When Therapy Doesn’t Work: Understanding Nonresponse and Adherence in Fertility-Related CBT

Navigating Therapy Challenges During Infertility

Seeking therapy during infertility can feel like a lifeline—something to help you stay afloat when the process gets emotionally overwhelming. Cognitive Behavioral Therapy (CBT) is often recommended to help with the anxiety, depression, and hopelessness that can show up during fertility treatment. It’s structured, skills-based, and can be delivered in person or online. But what happens when it doesn’t seem to work?

A recent study published in BMC Psychiatry explored this exact question: why some women don’t respond to CBT during fertility treatment, and what factors might predict whether someone benefits from therapy—or drops out early. Their findings offer a much-needed look at the emotional realities behind the numbers, and how we can better support people when standard therapy approaches fall short.

Key Findings

  • Higher distress = lower response: Women with elevated anxiety and depression scores before starting therapy were 1.4 to 2 times more likely to not improve, whether they did online or in-person CBT.

  • Some factors were protective: Lower education level, longer marriage duration, having a dual infertility diagnosis (both male and female factors), and a diagnosis of mixed anxiety/depression reduced the risk of nonresponse.

  • Adherence was mixed: Some participants dropped out early—defined as attending fewer than 4 of 8 sessions—but the study couldn’t pinpoint specific predictors for dropout.

Why This Matters

In my work with clients navigating infertility, I know that therapy isn’t one-size-fits-all. Some clients find relief through CBT’s structure and coping tools.

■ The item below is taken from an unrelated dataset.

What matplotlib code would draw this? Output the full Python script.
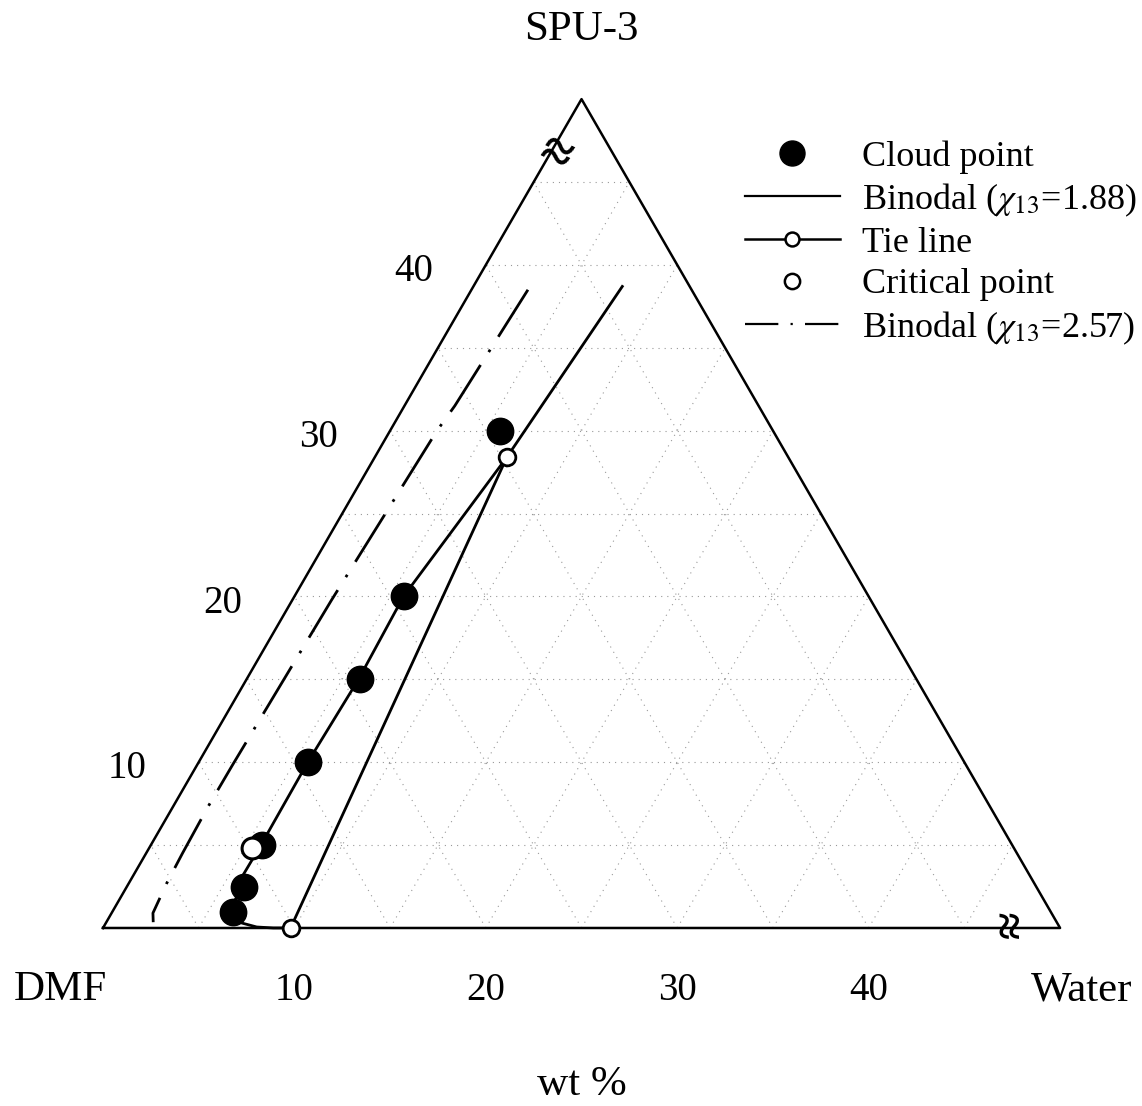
import numpy as np
import matplotlib.pyplot as plt
from matplotlib.lines import Line2D

plt.rcParams['font.family'] = ['Liberation Serif', 'DejaVu Serif']
plt.rcParams['mathtext.fontset'] = 'stix'

# compositions in wt% (water, SPU); DMF is the rest. only 0-50 % is shown
cloud_water = [5.75, 5.7, 5.95, 5.7, 5.8, 6.15, 6.3]
cloud_spu = [30.0, 20.0, 15.0, 10.0, 5.0, 2.45, 0.95]

crit_water = [5.4]
crit_spu = [4.8]

tie_water = [9.8, 6.9]
tie_spu = [0.0, 28.4]

bin188_water = [7.78, 6.9, 6.1, 5.7, 5.85, 5.7, 5.75, 5.72, 6.1, 6.05, 6.3, 7.1, 8.0, 8.9, 9.8]
bin188_spu = [38.7, 28.4, 22.8, 20.0, 15.0, 10.0, 5.0, 3.1, 2.4, 1.7, 0.9, 0.3, 0.06, 0.0, 0.0]

bin257_water = [2.95, 2.63, 2.45, 2.05, 1.85, 1.83, 1.9, 1.98, 2.16, 2.45]
bin257_spu = [38.5, 31.5, 30.0, 19.8, 9.8, 7.3, 4.5, 2.7, 0.9, 0.35]

ticks = [10, 20, 30, 40]
full = 50
grid_steps = [5, 10, 15, 20, 25, 30, 35, 40, 45]


def tern(w, s):
    w = np.asarray(w, dtype=float)
    s = np.asarray(s, dtype=float)
    return w + s / 2.0, s * np.sqrt(3) / 2.0


fig = plt.figure(figsize=(11.42, 11.06), dpi=100)
ax = fig.add_axes([0, 0, 1, 1])
ax.set_xlim(-5.38, 54.28)
ax.set_ylim(-9.30, 48.48)
ax.axis('off')

# dotted grid
gkw = dict(color='0.6', lw=0.8, dashes=(1, 4.5), zorder=1)
for k in grid_steps:
    ax.plot(*tern([0, full - k], [k, k]), **gkw)
    ax.plot(*tern([k, k], [0, full - k]), **gkw)
    ax.plot(*tern([k, 0], [0, k]), **gkw)

# triangle
ax.plot(*tern([0, full, 0, 0], [0, 0, full, 0]), color='k', lw=1.8, zorder=2)

# break marks
bx, by = tern(0, 47.2)
ax.text(bx, by, '≈', rotation=-25, fontsize=40, fontweight='bold',
        ha='center', va='center_baseline', zorder=3)
bx, by = tern(47.6, 0)
ax.text(bx, by, '≈', rotation=90, fontsize=36, fontweight='bold',
        ha='center', va='center_baseline', zorder=3)

# curves and points
ax.plot(*tern(bin257_water, bin257_spu), color='k', lw=2.0,
        dashes=(20, 5.5, 1, 5.5), zorder=3)
ax.plot(*tern(bin188_water, bin188_spu), color='k', lw=2.0, zorder=3)
ax.plot(*tern(tie_water, tie_spu), color='k', lw=2.0, marker='o', ms=12,
        mfc='w', mec='k', mew=2, zorder=4)
ax.plot(*tern(cloud_water, cloud_spu), ls='none', marker='o', ms=19,
        mfc='k', mec='k', zorder=5)
ax.plot(*tern(crit_water, crit_spu), ls='none', marker='o', ms=15,
        mfc='w', mec='k', mew=2.2, zorder=6)

# tick labels
fs = 28
for t in ticks:
    x, y = tern(t, 0)
    ax.text(x, y - 3.25, str(t), fontsize=fs, ha='center', va='center')
    x, y = tern(0, t)
    ax.text(x - 3.76, y - 0.35, str(t), fontsize=fs, ha='center', va='center')

fc = 31
x, y = tern(0, 0)
ax.text(x - 2.2, y - 3.25, 'DMF', fontsize=fc, ha='center', va='center')
x, y = tern(full, 0)
ax.text(x + 1.1, y - 3.25, 'Water', fontsize=fc, ha='center', va='center')
x, y = tern(0, full)
ax.text(x, 46.9, 'SPU-3', fontsize=fc, ha='center', va='center')
ax.text(x, -8.2, 'wt %', fontsize=fc, ha='center', va='center')

# legend
handles = [
    Line2D([], [], ls='none', marker='o', ms=18, mfc='k', mec='k'),
    Line2D([], [], color='k', lw=1.6),
    Line2D([], [], color='k', lw=1.8, marker='o', ms=10, mfc='w', mec='k', mew=1.8),
    Line2D([], [], ls='none', marker='o', ms=11, mfc='w', mec='k', mew=1.8),
    Line2D([], [], color='k', lw=1.6, dashes=(15, 5.5, 1, 5.5)),
]
labels = ['Cloud point', r'Binodal ($\chi_{13}$=1.88)', 'Tie line',
          'Critical point', r'Binodal ($\chi_{13}$=2.57)']
fig.legend(handles, labels, loc='upper left',
           bbox_to_anchor=(745 / 1142, 1 - 140 / 1106), frameon=False,
           fontsize=26, handlelength=2.63, handletextpad=0.6,
           labelspacing=0.22, borderpad=0, borderaxespad=0)

fig.savefig('out.png', dpi=100)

Others need something gentler, more relational, or more focused on grief, trauma, or body-based work.

That’s why I don’t just rely on one model. I use a variety of approaches—sometimes integrating CBT, other times using narrative therapy, mindfulness-based interventions, or just providing a steady, nonjudgmental space to fall apart. The key is finding what works for that particular moment in someone’s fertility journey.

This study is an important reminder that when therapy doesn’t seem to “work,” it’s not a personal failure. It’s often about timing, emotional readiness, or the need for something different. The more we understand these dynamics, the more we can adjust and support people where they truly are.